The report, analysing the position in various countries, said: “In all other Constitutions either the Executive is the sole authority to appoint judges or the Executive appoints [judges] in consultation with the Chief Justice of the country. The Indian Constitution has followed the latter method. However, the ‘second judges case — Advocates on Record Association vs. the Union of India‘ — of 1993 has completely eliminated and excluded the Executive and the opinion of the Supreme Court in the presidential reference of 1998 has reaffirmed this view with slight modifications.”

The recommendation for urgent and immediate review of the present procedure of appointment of judges was reinforced by Justice J. S. Verma, former CJI, who had written the lead judgment in the 1993 case, himself in an interview to Frontline (October 10, 2008 issue).

Justice Verma said: “My 1993 judgment, which holds the field, was very much misunderstood and misused. It was in that context I said the working of the judgment now for some time is raising serious questions, which cannot be called unreasonable. Therefore, some kind of rethink is required.”

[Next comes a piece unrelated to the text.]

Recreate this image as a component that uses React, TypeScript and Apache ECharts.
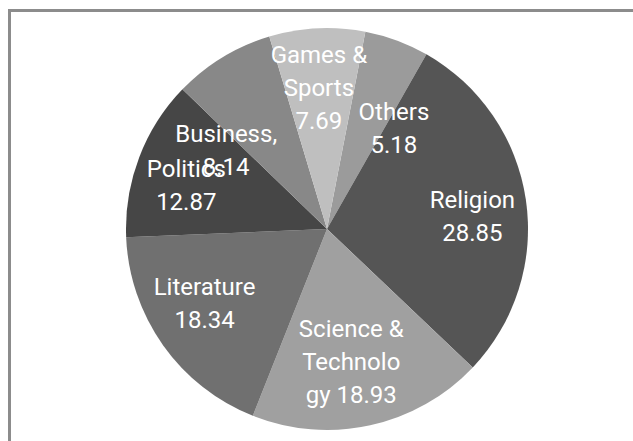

Quoting this interview, the Commission, said: “The Indian Constitution provides a beautiful system of checks and balances under Articles 124 (2) and 217 (1) for the appointment of judges of the Supreme Court and the High Courts where both the Executive and the Judiciary have been given a balanced role. It is time the original balance of power is restored.”

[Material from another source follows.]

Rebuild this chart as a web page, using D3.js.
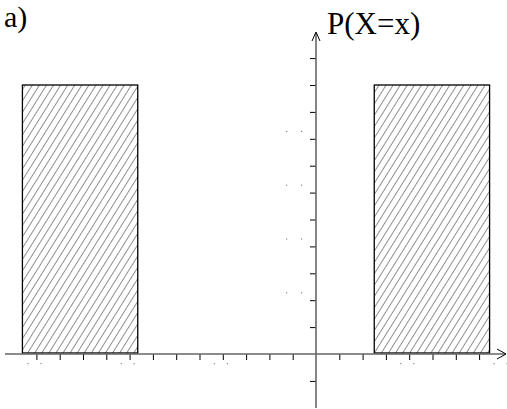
<!DOCTYPE html>
<html>
<head>
<meta charset="utf-8">
<script src="https://cdn.jsdelivr.net/npm/d3@7"></script>
<style>
  body { margin: 0; background: #fff; }
  svg { display: block; }
  .lbl { font-family: "Liberation Serif", "DejaVu Serif", serif; }
</style>
</head>
<body>
<div id="chart"></div>
<script>
// bars: uniform distribution pieces [x0, x1] with height
var barStart = [-12.6, 2.5];
var barEnd = [-7.65, 7.45];
var barHeight = [10, 10];

// axis tick values
var xTicks = [-12, -11, -10, -9, -8, -7, -6, -5, -4, -3, -2, -1, 1, 2, 3, 4, 5, 6, 7];
var yTicks = [-1, 1, 2, 3, 4, 5, 6, 7, 8, 9, 10, 11];

// faint shrunken tick labels (show as little dots)
var xLabelVals = [-12, -8, -4, 4, 8];
var yLabelVals = [2, 4, 6, 8];

var width = 507, height = 409;

var svg = d3.select("#chart").append("svg")
    .attr("width", width)
    .attr("height", height);

// scales: origin at (316, 354)
var x = d3.scaleLinear().domain([0, 1]).range([316, 339.3]);
var y = d3.scaleLinear().domain([0, 1]).range([354, 327.1]);

// hatch pattern
var defs = svg.append("defs");
var pat = defs.append("pattern")
    .attr("id", "hatch")
    .attr("patternUnits", "userSpaceOnUse")
    .attr("width", 6)
    .attr("height", 6)
    .attr("patternTransform", "rotate(32)");
pat.append("line")
    .attr("x1", 0).attr("y1", 0)
    .attr("x2", 0).attr("y2", 6)
    .attr("stroke", "#333")
    .attr("stroke-width", 1.1);

// bars
var bars = barStart.map(function(d, i) { return { x0: d, x1: barEnd[i], h: barHeight[i] }; });

svg.selectAll(".bar")
    .data(bars)
    .enter().append("rect")
    .attr("class", "bar")
    .attr("x", function(d) { return x(d.x0); })
    .attr("y", function(d) { return y(d.h); })
    .attr("width", function(d) { return x(d.x1) - x(d.x0); })
    .attr("height", function(d) { return y(0) - y(d.h) - 1; })
    .attr("fill", "url(#hatch)")
    .attr("stroke", "#000")
    .attr("stroke-width", 1.3);

// x axis
var xAxis = d3.axisBottom(x)
    .tickValues(xTicks)
    .tickSize(6)
    .tickFormat("");
var gx = svg.append("g")
    .attr("transform", "translate(0," + y(0) + ")")
    .call(xAxis);
gx.select(".domain").remove();
gx.selectAll(".tick line").attr("stroke", "#000");
svg.append("line")
    .attr("x1", 5).attr("x2", 505)
    .attr("y1", y(0)).attr("y2", y(0))
    .attr("stroke", "#666").attr("stroke-width", 1.6);
svg.append("path")
    .attr("d", "M497,349 L506,354 L497,359")
    .attr("fill", "none").attr("stroke", "#000").attr("stroke-width", 1);

// y axis
var yAxis = d3.axisLeft(y)
    .tickValues(yTicks)
    .tickSize(6)
    .tickFormat("");
var gy = svg.append("g")
    .attr("transform", "translate(" + x(0) + ",0)")
    .call(yAxis);
gy.select(".domain").remove();
gy.selectAll(".tick line").attr("stroke", "#000");
svg.append("line")
    .attr("x1", x(0)).attr("x2", x(0))
    .attr("y1", 33).attr("y2", 408)
    .attr("stroke", "#666").attr("stroke-width", 1.6);
svg.append("path")
    .attr("d", "M312,41 L316,32 L320,41")
    .attr("fill", "none").attr("stroke", "#000").attr("stroke-width", 1);

// faint label dots
xLabelVals.forEach(function(v) {
    [-9, 4].forEach(function(off) {
        svg.append("rect")
            .attr("x", x(v) + off).attr("y", 363)
            .attr("width", 1.2).attr("height", 1.2)
            .attr("fill", "#888");
    });
});
yLabelVals.forEach(function(v) {
    [286, 301].forEach(function(px) {
        svg.append("rect")
            .attr("x", px).attr("y", y(v) - 8)
            .attr("width", 1.2).attr("height", 1.2)
            .attr("fill", "#888");
    });
});

// labels
svg.append("text")
    .attr("class", "lbl")
    .attr("x", 4).attr("y", 27)
    .attr("font-size", 30)
    .attr("fill", "#000")
    .text("a)");
svg.append("text")
    .attr("class", "lbl")
    .attr("x", 327).attr("y", 34)
    .attr("font-size", 31)
    .attr("fill", "#000")
    .text("P(X=x)");
</script>
</body>
</html>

In every High Court, the Chief Justice “is from outside the State as per the policy of the government. The seniormost judges who form the collegium are also from outside the State. The resultant position is that the judges constituting the collegium are not conversant with the names and antecedents of the candidates and, more often than not, appointments suffer from lack of adequate information,” the Commission pointed out.

Two alternatives

Therefore, “two alternatives are available to the government. One is to seek a reconsideration of the three judgments before the Supreme Court. Otherwise, a law may be passed restoring the primacy of the CJI and the power of the Executive to make the appointments.”

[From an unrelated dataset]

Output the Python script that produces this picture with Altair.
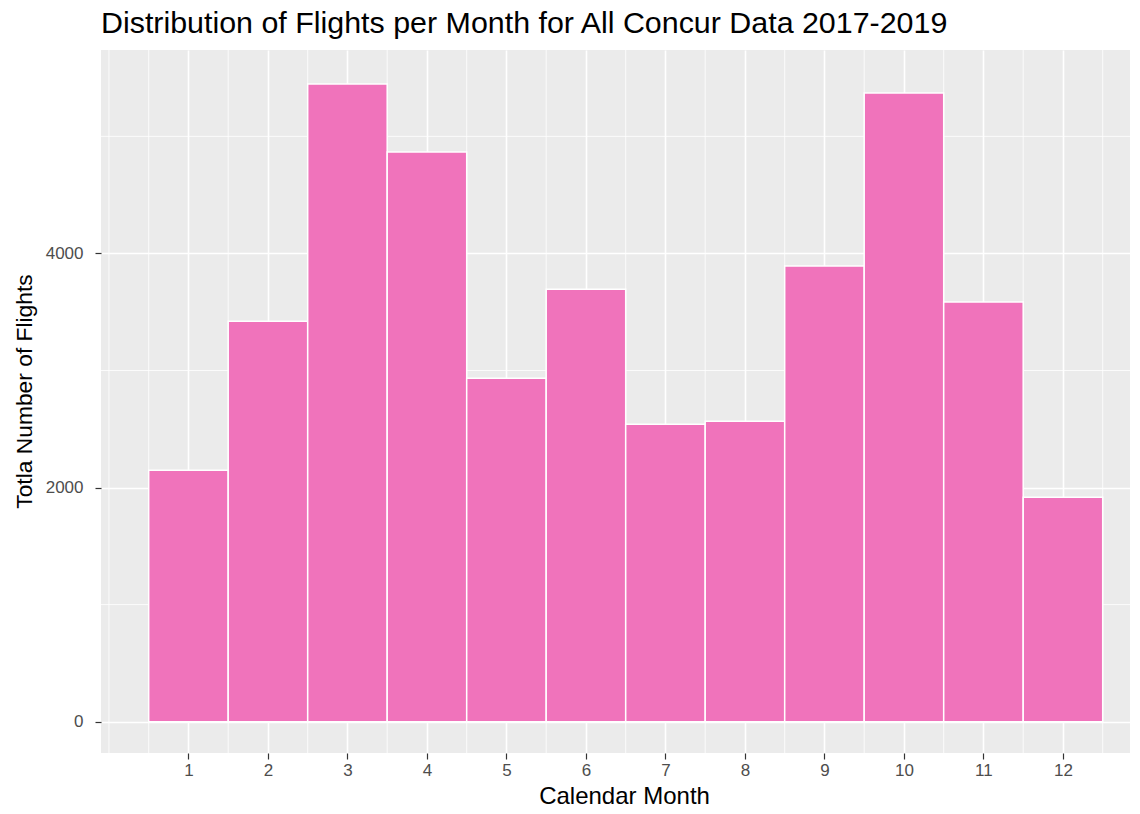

Restoring the balance between the Judiciary and the Executive would improve the quality of selection and appointments, the report said.


The Supreme Court is to consider 10 questions on the issue of review of its 1993 and 1998 judgments, which gave primacy to the judiciary in appointments of judges. A Bench of Justices Deepak Verma and B.S. Chauhan on Monday took note of the questions raised in the Suraz India Trust’s writ petition, as framed by amicus curiae A.K. Ganguly, and referred the matter to Chief Justice S.H. Kapadia for appropriate directions.

The questions are:

Whether the two verdicts really amount to amending Article 124(2) of the Constitution;

Whether there is any ‘collegium’ system for appointing Supreme Court or High Court judges in the Constitution;

Whether the Constitution can be amended by a judicial verdict or only by Parliament in accordance with Article 368;

Whether the constitutional scheme is that the Supreme Court and High Court judges can be appointed by mutual discussions and consensus between the judiciary and the executive; or whether the judiciary alone can appoint judges;

Whether the word ‘consultation’ in Article 224 means ‘concurrence’;

Whether by judicial interpretation words in the Constitution can be made redundant, as it appears to have been done in the 1993 and 1998 decisions which have made consultation with High Court judges redundant while appointing a Supreme Court judge despite the fact that it is permissible on the clear language of Article 124(2);

Whether the clear language of Article 124(2) can be altered by judicial verdicts and, instead of allowing the President to consult such judges of the Supreme Court as he deems necessary (including even junior judges), only the Chief Justice of India and four seniormost judges of the Supreme Court can be consulted while appointing a Supreme Court judge; whether there is any convention that the President is bound by the advice of the CJI, and whether such convention (assuming there was one) can prevail over the clear language of Article 124(2);

Whether the CJI’s opinion has any primacy in the aforesaid appointments; and

Whether the two decisions should be overruled by a larger Bench.